Challenge:
Omit every picture and return the rest of the data unaltered.

Data section:
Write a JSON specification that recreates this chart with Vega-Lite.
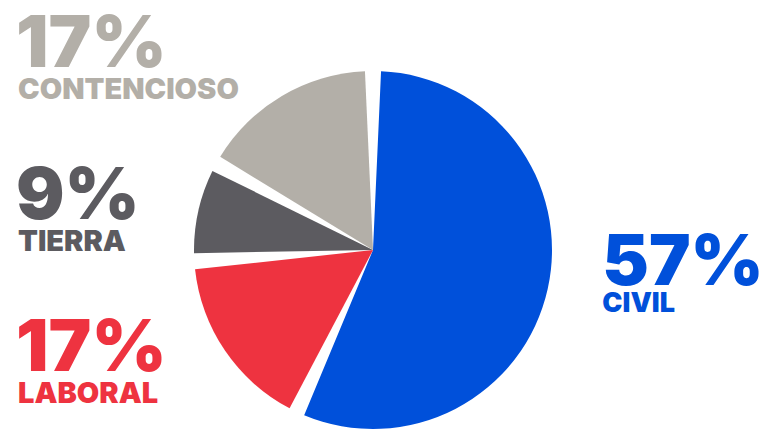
{
  "$schema": "https://vega.github.io/schema/vega-lite/v6.json",
  "width": 746,
  "height": 366,
  "autosize": {"type": "none"},
  "padding": {"left": 0, "top": 67, "right": 17, "bottom": 0},
  "background": "white",
  "config": {"view": {"stroke": null}, "text": {"font": "Inter", "fontWeight": 900}},
  "data": {"values": [
    {"categoria": "CIVIL", "valor": 0.57, "orden": 1},
    {"categoria": "LABORAL", "valor": 0.17, "orden": 2},
    {"categoria": "TIERRA", "valor": 0.09, "orden": 3},
    {"categoria": "CONTENCIOSO", "valor": 0.17, "orden": 4}
  ]},
  "encoding": {
    "color": {
      "field": "categoria",
      "type": "nominal",
      "scale": {
        "domain": ["CIVIL", "LABORAL", "TIERRA", "CONTENCIOSO"],
        "range": ["#0050DA", "#EE3340", "#5C5B60", "#B3AFA8"]
      },
      "legend": null
    }
  },
  "layer": [
    {
      "mark": {"type": "arc", "radius": 179, "padAngle": 0.09},
      "encoding": {
        "theta": {"field": "valor", "type": "quantitative", "stack": true},
        "order": {"field": "orden", "type": "quantitative"}
      }
    },
    {
      "mark": {"type": "text", "radius": 235, "align": "left", "baseline": "alphabetic", "dy": -16, "fontSize": 70},
      "encoding": {
        "theta": {"field": "valor", "type": "quantitative", "stack": true},
        "order": {"field": "orden", "type": "quantitative"},
        "text": {"condition": {"test": "datum.categoria === 'CIVIL'", "field": "valor", "type": "quantitative", "format": ".0%"}, "value": ""}
      }
    },
    {
      "mark": {"type": "text", "radius": 235, "align": "left", "baseline": "alphabetic", "dy": 11, "fontSize": 27},
      "encoding": {
        "theta": {"field": "valor", "type": "quantitative", "stack": true},
        "order": {"field": "orden", "type": "quantitative"},
        "text": {"condition": {"test": "datum.categoria === 'CIVIL'", "field": "categoria", "type": "nominal"}, "value": ""}
      }
    },
    {
      "transform": [{"filter": "datum.categoria !== 'CIVIL'"}],
      "mark": {"type": "text", "align": "left", "baseline": "alphabetic", "fontSize": 72},
      "encoding": {
        "y": {"field": "categoria", "type": "nominal", "scale": {"type": "point", "domain": ["CONTENCIOSO", "TIERRA", "LABORAL"], "range": [0, 304], "padding": 0}, "axis": null},
        "x": {"value": 16},
        "text": {"field": "valor", "type": "quantitative", "format": ".0%"}
      }
    },
    {
      "transform": [{"filter": "datum.categoria !== 'CIVIL'"}],
      "mark": {"type": "text", "align": "left", "baseline": "alphabetic", "dy": 32, "fontSize": 29},
      "encoding": {
        "y": {"field": "categoria", "type": "nominal", "scale": {"type": "point", "domain": ["CONTENCIOSO", "TIERRA", "LABORAL"], "range": [0, 304], "padding": 0}, "axis": null},
        "x": {"value": 18},
        "text": {"field": "categoria", "type": "nominal"}
      }
    }
  ]
}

Complete output:
Write a JSON specification that recreates this chart with Vega-Lite.
{
  "$schema": "https://vega.github.io/schema/vega-lite/v6.json",
  "width": 746,
  "height": 366,
  "autosize": {"type": "none"},
  "padding": {"left": 0, "top": 67, "right": 17, "bottom": 0},
  "background": "white",
  "config": {"view": {"stroke": null}, "text": {"font": "Inter", "fontWeight": 900}},
  "data": {"values": [
    {"categoria": "CIVIL", "valor": 0.57, "orden": 1},
    {"categoria": "LABORAL", "valor": 0.17, "orden": 2},
    {"categoria": "TIERRA", "valor": 0.09, "orden": 3},
    {"categoria": "CONTENCIOSO", "valor": 0.17, "orden": 4}
  ]},
  "encoding": {
    "color": {
      "field": "categoria",
      "type": "nominal",
      "scale": {
        "domain": ["CIVIL", "LABORAL", "TIERRA", "CONTENCIOSO"],
        "range": ["#0050DA", "#EE3340", "#5C5B60", "#B3AFA8"]
      },
      "legend": null
    }
  },
  "layer": [
    {
      "mark": {"type": "arc", "radius": 179, "padAngle": 0.09},
      "encoding": {
        "theta": {"field": "valor", "type": "quantitative", "stack": true},
        "order": {"field": "orden", "type": "quantitative"}
      }
    },
    {
      "mark": {"type": "text", "radius": 235, "align": "left", "baseline": "alphabetic", "dy": -16, "fontSize": 70},
      "encoding": {
        "theta": {"field": "valor", "type": "quantitative", "stack": true},
        "order": {"field": "orden", "type": "quantitative"},
        "text": {"condition": {"test": "datum.categoria === 'CIVIL'", "field": "valor", "type": "quantitative", "format": ".0%"}, "value": ""}
      }
    },
    {
      "mark": {"type": "text", "radius": 235, "align": "left", "baseline": "alphabetic", "dy": 11, "fontSize": 27},
      "encoding": {
        "theta": {"field": "valor", "type": "quantitative", "stack": true},
        "order": {"field": "orden", "type": "quantitative"},
        "text": {"condition": {"test": "datum.categoria === 'CIVIL'", "field": "categoria", "type": "nominal"}, "value": ""}
      }
    },
    {
      "transform": [{"filter": "datum.categoria !== 'CIVIL'"}],
      "mark": {"type": "text", "align": "left", "baseline": "alphabetic", "fontSize": 72},
      "encoding": {
        "y": {"field": "categoria", "type": "nominal", "scale": {"type": "point", "domain": ["CONTENCIOSO", "TIERRA", "LABORAL"], "range": [0, 304], "padding": 0}, "axis": null},
        "x": {"value": 16},
        "text": {"field": "valor", "type": "quantitative", "format": ".0%"}
      }
    },
    {
      "transform": [{"filter": "datum.categoria !== 'CIVIL'"}],
      "mark": {"type": "text", "align": "left", "baseline": "alphabetic", "dy": 32, "fontSize": 29},
      "encoding": {
        "y": {"field": "categoria", "type": "nominal", "scale": {"type": "point", "domain": ["CONTENCIOSO", "TIERRA", "LABORAL"], "range": [0, 304], "padding": 0}, "axis": null},
        "x": {"value": 18},
        "text": {"field": "categoria", "type": "nominal"}
      }
    }
  ]
}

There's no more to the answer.